— start of Dataset entries —

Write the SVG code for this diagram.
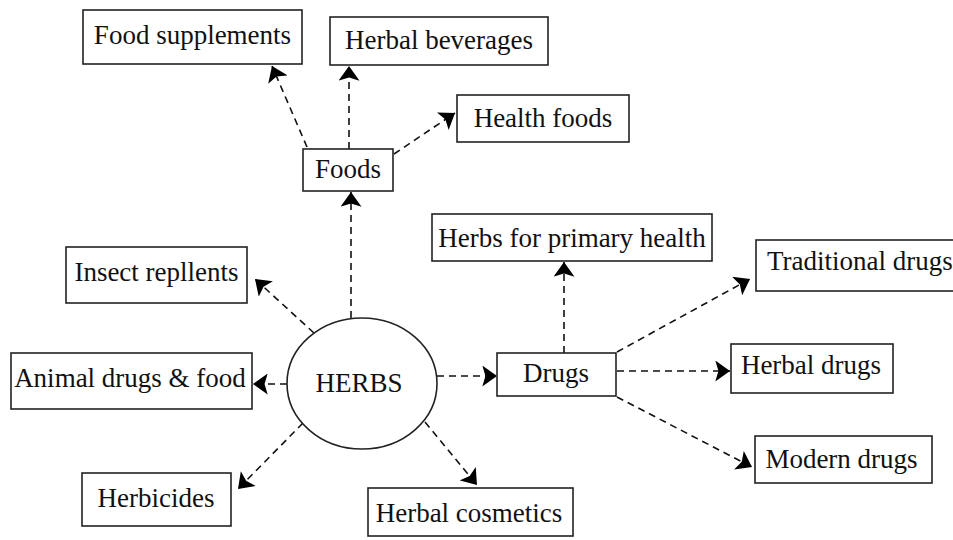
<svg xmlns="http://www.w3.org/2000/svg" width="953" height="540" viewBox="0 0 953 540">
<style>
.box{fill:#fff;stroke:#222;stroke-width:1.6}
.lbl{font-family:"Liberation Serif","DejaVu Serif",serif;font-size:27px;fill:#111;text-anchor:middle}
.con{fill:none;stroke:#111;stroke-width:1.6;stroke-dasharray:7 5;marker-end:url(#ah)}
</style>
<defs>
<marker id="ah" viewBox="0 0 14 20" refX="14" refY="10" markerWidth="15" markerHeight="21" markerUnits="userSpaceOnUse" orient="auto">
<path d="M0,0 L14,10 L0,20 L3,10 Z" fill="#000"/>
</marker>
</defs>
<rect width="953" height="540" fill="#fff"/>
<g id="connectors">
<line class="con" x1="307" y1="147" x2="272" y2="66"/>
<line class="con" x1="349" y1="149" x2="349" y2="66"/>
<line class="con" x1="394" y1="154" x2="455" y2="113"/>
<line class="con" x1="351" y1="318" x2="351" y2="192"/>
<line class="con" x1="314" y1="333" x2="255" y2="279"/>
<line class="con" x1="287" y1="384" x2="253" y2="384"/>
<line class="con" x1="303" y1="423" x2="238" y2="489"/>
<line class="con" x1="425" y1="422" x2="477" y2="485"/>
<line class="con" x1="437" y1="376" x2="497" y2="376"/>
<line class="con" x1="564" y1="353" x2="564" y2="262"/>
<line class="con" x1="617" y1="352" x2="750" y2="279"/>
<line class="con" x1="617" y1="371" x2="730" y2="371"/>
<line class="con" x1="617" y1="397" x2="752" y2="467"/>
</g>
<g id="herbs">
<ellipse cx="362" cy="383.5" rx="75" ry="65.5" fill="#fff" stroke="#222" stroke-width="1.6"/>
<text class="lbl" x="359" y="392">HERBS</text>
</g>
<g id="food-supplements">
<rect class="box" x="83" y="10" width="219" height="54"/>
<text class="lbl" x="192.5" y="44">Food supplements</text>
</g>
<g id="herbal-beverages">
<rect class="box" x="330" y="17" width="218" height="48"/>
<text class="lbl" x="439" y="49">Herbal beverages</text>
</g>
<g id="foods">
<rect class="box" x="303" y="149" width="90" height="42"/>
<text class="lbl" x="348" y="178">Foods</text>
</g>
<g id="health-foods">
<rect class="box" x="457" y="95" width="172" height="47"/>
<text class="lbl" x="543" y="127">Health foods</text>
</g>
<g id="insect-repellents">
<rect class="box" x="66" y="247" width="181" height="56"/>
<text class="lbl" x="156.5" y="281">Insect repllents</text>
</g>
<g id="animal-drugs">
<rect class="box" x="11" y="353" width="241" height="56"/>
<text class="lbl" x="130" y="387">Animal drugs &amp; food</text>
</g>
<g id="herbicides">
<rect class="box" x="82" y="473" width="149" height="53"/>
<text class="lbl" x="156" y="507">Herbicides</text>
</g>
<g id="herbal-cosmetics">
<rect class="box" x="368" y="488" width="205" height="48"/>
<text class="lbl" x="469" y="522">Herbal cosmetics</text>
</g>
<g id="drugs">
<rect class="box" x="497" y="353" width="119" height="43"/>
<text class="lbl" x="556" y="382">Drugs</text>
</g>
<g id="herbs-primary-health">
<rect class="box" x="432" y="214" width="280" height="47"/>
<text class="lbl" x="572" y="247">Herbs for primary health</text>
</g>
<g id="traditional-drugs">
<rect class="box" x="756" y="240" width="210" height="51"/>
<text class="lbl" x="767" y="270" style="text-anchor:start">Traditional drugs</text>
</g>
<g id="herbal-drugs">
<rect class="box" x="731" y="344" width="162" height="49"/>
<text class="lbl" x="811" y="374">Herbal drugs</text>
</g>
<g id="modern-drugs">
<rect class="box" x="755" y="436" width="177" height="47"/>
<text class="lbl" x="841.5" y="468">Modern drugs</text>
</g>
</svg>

— end of Dataset entries —
— start of Dataset entries —

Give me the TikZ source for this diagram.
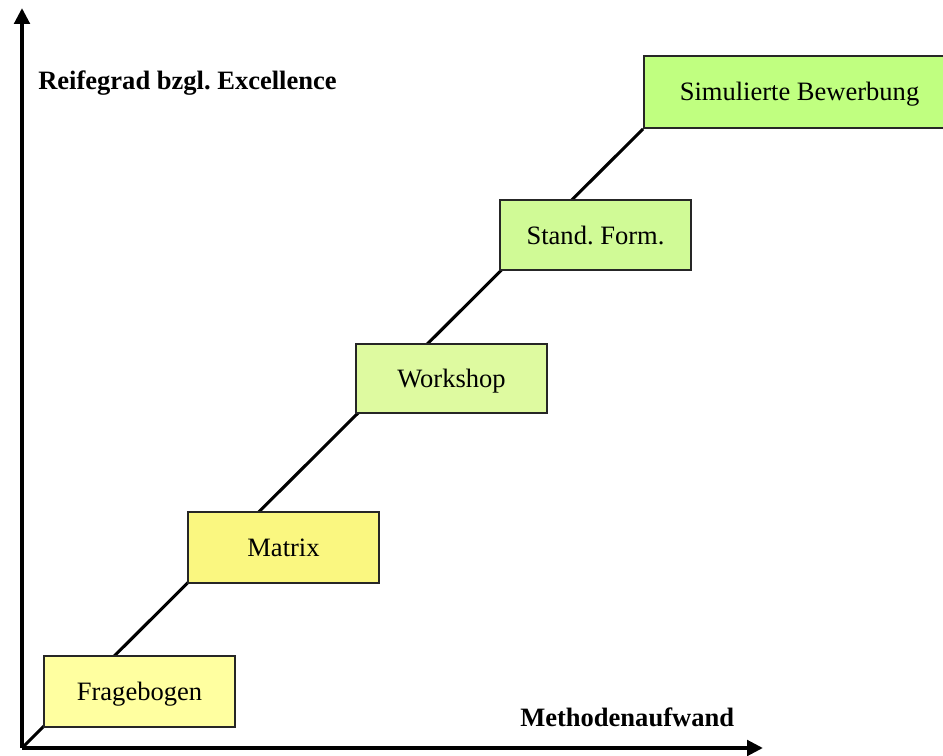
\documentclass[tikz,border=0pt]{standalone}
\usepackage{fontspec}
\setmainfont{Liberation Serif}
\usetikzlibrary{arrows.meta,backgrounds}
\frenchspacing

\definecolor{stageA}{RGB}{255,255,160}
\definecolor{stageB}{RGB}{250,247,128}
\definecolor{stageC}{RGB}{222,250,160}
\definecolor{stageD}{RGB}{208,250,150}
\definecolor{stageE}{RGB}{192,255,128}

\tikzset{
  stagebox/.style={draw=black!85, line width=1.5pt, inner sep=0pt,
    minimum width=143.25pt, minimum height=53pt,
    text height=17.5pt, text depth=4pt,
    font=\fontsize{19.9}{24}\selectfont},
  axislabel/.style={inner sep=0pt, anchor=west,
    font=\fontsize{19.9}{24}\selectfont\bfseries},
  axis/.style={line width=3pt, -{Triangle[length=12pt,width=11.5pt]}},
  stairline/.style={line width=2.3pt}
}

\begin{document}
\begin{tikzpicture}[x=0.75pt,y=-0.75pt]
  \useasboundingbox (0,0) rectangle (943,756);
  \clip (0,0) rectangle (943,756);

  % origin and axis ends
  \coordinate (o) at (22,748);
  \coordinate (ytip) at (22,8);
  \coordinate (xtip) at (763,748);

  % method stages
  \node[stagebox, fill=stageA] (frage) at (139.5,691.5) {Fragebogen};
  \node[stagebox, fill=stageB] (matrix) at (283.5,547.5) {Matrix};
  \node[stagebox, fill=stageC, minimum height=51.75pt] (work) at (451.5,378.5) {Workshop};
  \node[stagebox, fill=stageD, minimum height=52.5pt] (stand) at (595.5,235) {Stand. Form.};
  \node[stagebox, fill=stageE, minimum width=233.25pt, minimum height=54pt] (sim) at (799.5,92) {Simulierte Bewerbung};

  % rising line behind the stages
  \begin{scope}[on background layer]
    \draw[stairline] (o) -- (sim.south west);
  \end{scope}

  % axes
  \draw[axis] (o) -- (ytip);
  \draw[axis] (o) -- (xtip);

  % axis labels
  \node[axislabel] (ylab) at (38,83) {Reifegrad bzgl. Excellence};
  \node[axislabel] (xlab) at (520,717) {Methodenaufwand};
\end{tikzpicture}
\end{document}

— end of Dataset entries —

▸ Exercise task
Using the material above, gather every line that includes "this".

▸ Solution below
Write the SVG code for this diagram.
Give me the TikZ source for this diagram.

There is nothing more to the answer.